Finally, about 2:30 a.m., the phone rang. As usual, Dad was asleep, but Mom was awake, lying in bed, tossing and turning, waiting for their son Ryan Kesler(notes) to call as he still does after virtually every game he plays.

Linda Kesler knew the call would come late Tuesday night. Ryan suffered a leg injury, so he needed treatment. He scored the tying goal with 13.2 seconds left in regulation, so he had to do interviews. The Canucks won 3-2 in double overtime in Vancouver, so the game didn’t end until about 1 a.m. Detroit time.

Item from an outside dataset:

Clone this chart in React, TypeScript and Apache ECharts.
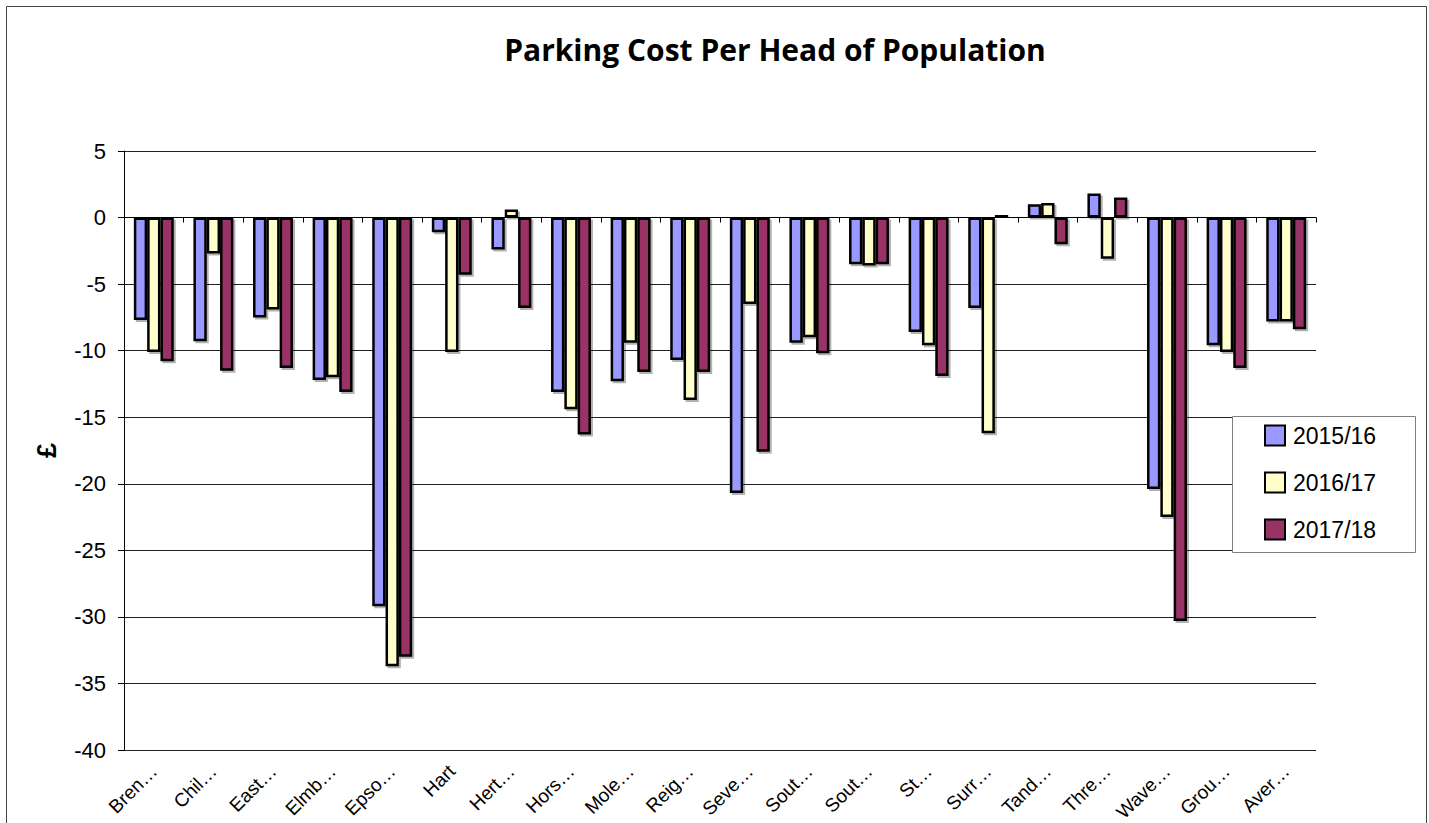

She waited. She couldn’t wait.

Then the phone rang, and it was Ryan. She can’t remember anything in particular he said. She wishes she could. She can remember only one thing.

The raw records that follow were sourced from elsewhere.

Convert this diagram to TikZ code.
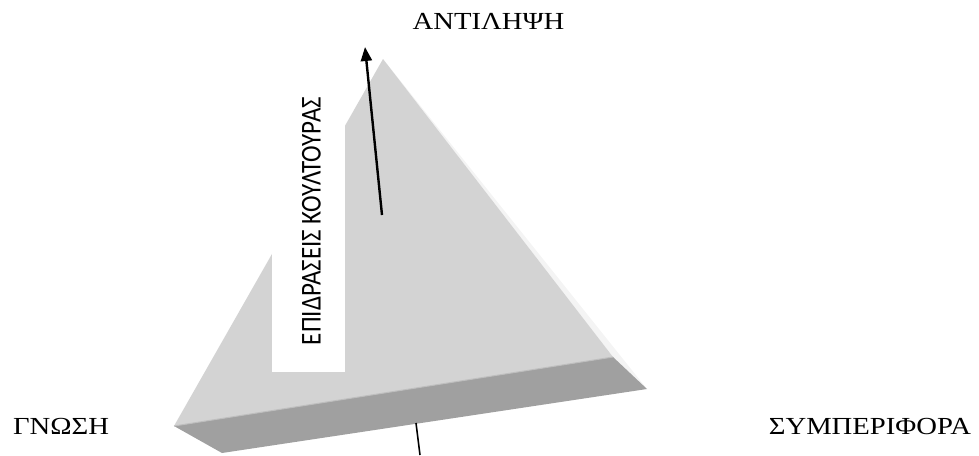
\documentclass[tikz,border=0pt]{standalone}
\usepackage{fontspec}
\usepackage{graphicx}
\setmainfont{Liberation Serif}
\newfontfamily\labelfont{Carlito}
\usetikzlibrary{arrows.meta, positioning, calc}
\definecolor{facegray}{RGB}{211,211,211}
\definecolor{sidegray}{RGB}{160,160,160}
\definecolor{edgegray}{RGB}{190,190,190}
\definecolor{rimgray}{RGB}{244,244,244}
\tikzset{
  cornerlabel/.style={font=\fontsize{24.5}{30}\selectfont, inner sep=0pt, anchor=base},
  sidelabel/.style={font=\labelfont\fontsize{25}{30}\selectfont, inner sep=0pt, rotate=90},
  arrow/.style={-{Triangle[length=14pt, width=11pt]}, line width=2.4pt, color=black},
  line/.style={line width=1.6pt, color=black}
}
\newcommand{\wide}[1]{\scalebox{1.17}[1]{#1}}
\newcommand{\tall}[1]{\scalebox{1}[1.15]{#1}}

\begin{document}
\begin{tikzpicture}[x=1pt, y=-1pt]
  \useasboundingbox (0,0) rectangle (979,455);

  % Pyramid
  \coordinate (apex) at (383,59);
  \coordinate (lft) at (174,426);
  \coordinate (rgt) at (613,357);
  \coordinate (lftlow) at (222,453);
  \coordinate (rgtlow) at (647,389);
  \fill[rimgray] (apex) -- (rgtlow) -- (rgt) -- cycle;
  \fill[sidegray] (lft) -- (rgt) -- (rgtlow) -- (lftlow) -- cycle;
  \fill[facegray] (apex) -- (rgt) -- (lft) -- cycle;
  \draw[edgegray, line width=1pt] (lft) -- (rgt);

  % Nodes
  \fill[white] (272,78) rectangle (345,372);
  \node[sidelabel] (culture) at (311.5,221) {\tall{ΕΠΙΔΡΑΣΕΙΣ ΚΟΥΛΤΟΥΡΑΣ}};
  \node[cornerlabel] (perception) at (488.5,29) {\wide{ΑΝΤΙΛΗΨΗ}};
  \node[cornerlabel] (knowledge) at (61,434) {\wide{ΓΝΩΣΗ}};
  \node[cornerlabel] (behaviour) at (870,434) {\wide{ΣΥΜΠΕΡΙΦΟΡΑ}};

  % Connections
  \coordinate (arrfrom) at (382,215);
  \coordinate (arrto) at (365,47);
  \coordinate (linefrom) at (416,423);
  \coordinate (lineto) at (420,455);
  \draw[arrow] (arrfrom) -- (arrto);
  \draw[line] (linefrom) -- (lineto);

\end{tikzpicture}
\end{document}
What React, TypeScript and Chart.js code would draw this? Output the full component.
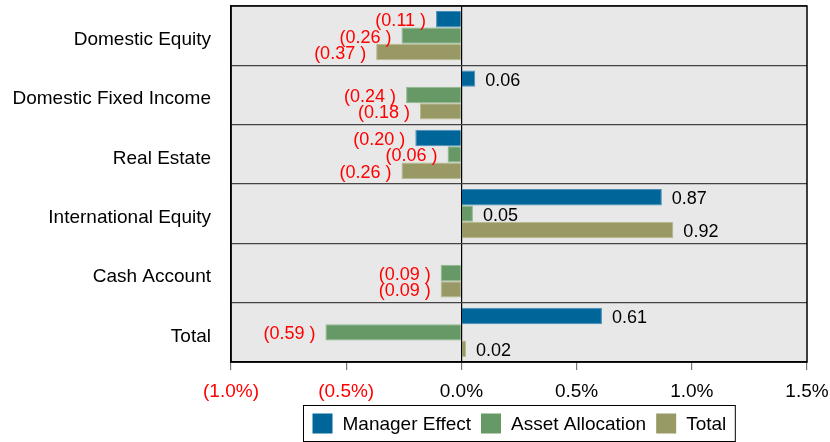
import React, { useEffect, useRef } from "react";
import { Chart, registerables } from "chart.js";

Chart.register(...registerables);

const categories = [
  "Domestic Equity",
  "Domestic Fixed Income",
  "Real Estate",
  "International Equity",
  "Cash Account",
  "Total",
];
const managerEffect = [-0.11, 0.06, -0.2, 0.87, null, 0.61];
const assetAllocation = [-0.26, -0.24, -0.06, 0.05, -0.09, -0.59];
const totalEffect = [-0.37, -0.18, -0.26, 0.92, -0.09, 0.02];
const xTicks = [-1.0, -0.5, 0.0, 0.5, 1.0, 1.5];

const FONT = "'Liberation Sans', Arial, sans-serif";
const RED = "#ff0000";

const bgPlugin = {
  id: "bgPlugin",
  beforeDraw(chart: any) {
    const { ctx, chartArea: a } = chart;
    ctx.save();
    ctx.fillStyle = "#e8e8e8";
    ctx.fillRect(a.left, a.top, a.right - a.left, a.bottom - a.top);
    ctx.restore();
  },
  afterDraw(chart: any) {
    const { ctx, chartArea: a } = chart;
    ctx.save();
    ctx.strokeStyle = "#000";
    ctx.lineWidth = 1.5;
    ctx.strokeRect(a.left, a.top, a.right - a.left, a.bottom - a.top);
    ctx.restore();

    // legend
    ctx.save();
    ctx.font = `19px ${FONT}`;
    const ds = chart.data.datasets;
    const pad = 9, sq = 20, gapT = 10, gapI = 10;
    let w = pad * 2;
    const widths = ds.map((d: any) => ctx.measureText(d.label).width);
    ds.forEach((d: any, i: number) => {
      w += sq + gapT + widths[i] + (i < ds.length - 1 ? gapI : 0);
    });
    const cx = (a.left + a.right) / 2;
    const left = Math.round(cx - w / 2) + 0.5;
    const top = 405.5;
    const h = 36;
    ctx.fillStyle = "#fff";
    ctx.fillRect(left, top, w, h);
    ctx.strokeStyle = "#000";
    ctx.lineWidth = 1;
    ctx.strokeRect(left, top, w, h);
    let x = left + pad;
    const cy = top + h / 2;
    ds.forEach((d: any, i: number) => {
      ctx.fillStyle = d.backgroundColor;
      ctx.fillRect(x, cy - sq / 2, sq, sq);
      x += sq + gapT;
      ctx.fillStyle = "#000";
      ctx.textAlign = "left";
      ctx.textBaseline = "middle";
      ctx.fillText(d.label, x, cy + 1);
      x += widths[i] + gapI;
    });
    ctx.restore();
  },
};

const labelPlugin = {
  id: "labelPlugin",
  afterDatasetsDraw(chart: any) {
    const { ctx } = chart;
    ctx.save();
    ctx.font = `18px ${FONT}`;
    ctx.textBaseline = "middle";
    chart.data.datasets.forEach((d: any, di: number) => {
      const meta = chart.getDatasetMeta(di);
      meta.data.forEach((el: any, i: number) => {
        const v = d.data[i];
        if (v === null || v === undefined) return;
        if (v < 0) {
          ctx.fillStyle = RED;
          ctx.textAlign = "right";
          ctx.fillText(`(${Math.abs(v).toFixed(2)} )`, el.x - 10, el.y + 2);
        } else {
          ctx.fillStyle = "#000";
          ctx.textAlign = "left";
          ctx.fillText(v.toFixed(2), el.x + 10, el.y + 2);
        }
      });
    });
    ctx.restore();
  },
};

export default function App() {
  const ref = useRef<HTMLCanvasElement | null>(null);
  useEffect(() => {
    if (!ref.current) return;
    const chart = new Chart(ref.current, {
      type: "bar",
      data: {
        labels: categories,
        datasets: [
          { label: "Manager Effect", data: managerEffect, backgroundColor: "#006699", borderColor: "#4a8fba" },
          { label: "Asset Allocation", data: assetAllocation, backgroundColor: "#669966", borderColor: "#8db88d" },
          { label: "Total", data: totalEffect, backgroundColor: "#999966", borderColor: "#b8b88d" },
        ],
      },
      options: {
        indexAxis: "y",
        responsive: false,
        animation: false,
        maintainAspectRatio: false,
        layout: { padding: { top: 6, right: 23, bottom: 0, left: 0 } },
        datasets: { bar: { categoryPercentage: 0.83, barPercentage: 1, borderWidth: 1 } },
        plugins: { legend: { display: false }, tooltip: { enabled: false } },
        scales: {
          x: {
            min: -1.0,
            max: 1.5,
            afterBuildTicks(scale: any) {
              scale.ticks = xTicks.map((v) => ({ value: v }));
            },
            afterFit(scale: any) {
              scale.height = 80;
              scale.paddingLeft = 0;
              scale.paddingRight = 0;
              scale.paddingTop = 0;
              scale.paddingBottom = 0;
            },
            border: { display: true, color: "#000", width: 1.5 },
            grid: {
              color: (c: any) => (c.tick && c.tick.value === 0 ? "#000" : "transparent"),
              tickColor: "#777",
              tickLength: 8,
              lineWidth: 1.2,
            },
            ticks: {
              padding: 10,
              font: { family: FONT, size: 19 },
              color: (c: any) => (c.tick && c.tick.value < 0 ? RED : "#000"),
              callback: (v: any) =>
                v < 0 ? `(${Math.abs(v).toFixed(1)}%)` : `${Number(v).toFixed(1)}%`,
              maxRotation: 0,
            },
          },
          y: {
            afterFit(scale: any) {
              scale.width = 231;
              scale.paddingLeft = 0;
              scale.paddingRight = 0;
              scale.paddingTop = 0;
              scale.paddingBottom = 0;
            },
            border: { display: true, color: "#000", width: 1.5 },
            grid: { color: "#444", drawTicks: false, offset: true, lineWidth: 1.2 },
            ticks: {
              padding: 20,
              labelOffset: 4,
              font: { family: FONT, size: 19 },
              color: "#000",
            },
          },
        },
      },
      plugins: [bgPlugin, labelPlugin],
    });
    return () => chart.destroy();
  }, []);
  return (
    <div style={{ position: "fixed", left: 0, top: 0, width: 830, height: 442, background: "#fff" }}>
      <canvas ref={ref} width={830} height={442} />
    </div>
  );
}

“It’s the most excited I’ve ever heard him,” she said. “Usually he’s just real low-key, and I usually ask the mom questions: ‘Are you hurt? Are you Okay?’ I always tell him I think he played a good game, because I think he always does. But it was just ... It’s just unreal. I never would have dreamt this. I was just as excited. I just yelled into the phone, ‘Congratulations! I’m so excited for you.’ It’s just a dream come true for him.”

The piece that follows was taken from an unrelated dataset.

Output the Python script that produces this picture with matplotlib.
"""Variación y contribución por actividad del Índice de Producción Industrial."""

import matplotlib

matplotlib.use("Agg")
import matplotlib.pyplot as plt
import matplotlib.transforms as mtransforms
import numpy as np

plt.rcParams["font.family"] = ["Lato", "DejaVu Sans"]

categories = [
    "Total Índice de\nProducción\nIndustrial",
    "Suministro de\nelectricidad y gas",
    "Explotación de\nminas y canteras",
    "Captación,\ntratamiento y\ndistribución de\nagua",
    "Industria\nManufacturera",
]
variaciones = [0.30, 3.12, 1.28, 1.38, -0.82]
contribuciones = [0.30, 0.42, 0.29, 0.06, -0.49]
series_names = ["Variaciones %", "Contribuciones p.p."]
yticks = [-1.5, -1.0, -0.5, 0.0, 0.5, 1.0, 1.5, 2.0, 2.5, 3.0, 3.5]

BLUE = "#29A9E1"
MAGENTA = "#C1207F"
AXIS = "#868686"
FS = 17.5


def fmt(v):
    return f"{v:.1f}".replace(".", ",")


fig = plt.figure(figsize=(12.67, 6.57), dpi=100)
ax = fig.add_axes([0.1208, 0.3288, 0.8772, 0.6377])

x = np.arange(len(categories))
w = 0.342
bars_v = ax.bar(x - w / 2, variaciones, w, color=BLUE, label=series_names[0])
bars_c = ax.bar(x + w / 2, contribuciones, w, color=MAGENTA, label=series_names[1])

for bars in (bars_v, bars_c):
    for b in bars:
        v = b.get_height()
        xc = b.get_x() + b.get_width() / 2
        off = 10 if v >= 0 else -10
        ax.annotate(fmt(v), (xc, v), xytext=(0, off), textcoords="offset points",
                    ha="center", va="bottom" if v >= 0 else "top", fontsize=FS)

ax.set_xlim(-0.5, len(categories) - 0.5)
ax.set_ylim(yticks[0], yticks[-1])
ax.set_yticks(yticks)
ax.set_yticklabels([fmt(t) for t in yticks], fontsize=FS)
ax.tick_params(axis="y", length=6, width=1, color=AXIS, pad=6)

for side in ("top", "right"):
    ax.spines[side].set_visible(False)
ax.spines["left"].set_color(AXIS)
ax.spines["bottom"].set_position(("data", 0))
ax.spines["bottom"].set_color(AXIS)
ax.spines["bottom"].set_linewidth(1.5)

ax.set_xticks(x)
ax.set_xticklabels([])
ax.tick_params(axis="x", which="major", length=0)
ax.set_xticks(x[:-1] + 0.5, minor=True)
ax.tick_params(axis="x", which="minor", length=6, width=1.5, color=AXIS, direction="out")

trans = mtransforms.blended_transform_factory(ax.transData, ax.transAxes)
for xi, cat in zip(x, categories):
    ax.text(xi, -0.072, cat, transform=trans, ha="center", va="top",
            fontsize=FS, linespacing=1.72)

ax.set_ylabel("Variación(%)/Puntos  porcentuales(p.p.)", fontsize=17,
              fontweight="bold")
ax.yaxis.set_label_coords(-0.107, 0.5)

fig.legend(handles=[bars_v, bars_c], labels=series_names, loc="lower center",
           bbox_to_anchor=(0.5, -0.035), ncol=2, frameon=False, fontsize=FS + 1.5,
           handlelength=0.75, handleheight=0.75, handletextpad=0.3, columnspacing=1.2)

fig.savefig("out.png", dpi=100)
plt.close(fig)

The Canucks are playing the Boston Bruins in the Stanley Cup final. It has been a long time coming for the teams and the towns. The Canucks haven’t made the Cup final since 1994 and have never won the Cup since joining the NHL in 1970. The Bruins haven’t made the Cup final since 1990 and haven’t won the Cup since 1972. But it has been a long time coming for many of the players, too.

After the Canucks eliminated the San Jose Sharks and the confetti rained from the rafters at Rogers Arena on Tuesday night, a reporter asked Ryan – all grown up now at 26, a candidate for the Conn Smythe Trophy as the playoffs’ most valuable player – if he had envisioned winning the Cup the way Canadian boys do.

“Yeah,” Ryan said with a smile. “I was only a half-hour away from Canada, so that’s been my dream since I was a little kid, and we’re finally doing it.”

* * * * *

Ryan Kesler grew up in Livonia, Mich., a Detroit suburb about a 25-minute drive to two Canadian border crossings. It was there that he and his older brother, Todd, played with mini-sticks and mini-nets while their sister, Jennifer, cheered on the sidelines. “They would literally play for hours,” said his father, Mike Kesler, “and it was always for the Stanley Cup.”

It was there that his quiet intensity first came out, where he began developing into the top two-way player he is today, where he gained that chip on his shoulder – and where he still returns over the phone or in person to feel at home.

He was 4 when his father, a former college player and longtime youth hockey coach, now a scout for the U.S. national team development program, first took him onto the ice.

“He grabbed my hand, went around the rink once, and then he said, ‘Dad, I don’t need your hand anymore,’ ” his father said.

As he grew, his father taught him how to skate – edges, crossovers, stride, power. He also taught him why to skate – that if you can skate well you can catch people from behind, that you have to skate as hard coming back into your zone as you do into the offensive end. His father told him he would never judge his play based on goals and points, but he would hold him to a standard if Mom and Dad were going to drive all over the place so he could play hockey.

“I said, ‘I will demand that you give 100 percent barring injury or illness. You’ve always got to work hard,’ ” his father said.

His father wasn’t always sure he would. He had put together a program of basic off-ice drills, but he said Ryan never really wanted to do them. “It was like I was pushing him,” Mike said. “I said, ‘Ryan, for you to get the benefit out of this, you have to understand the importance of it and you have to be willing to do it, not because I’m your dad telling you that you have to do it. You have to really in your heart want to do it and understand what it’s going to do for you.’ ”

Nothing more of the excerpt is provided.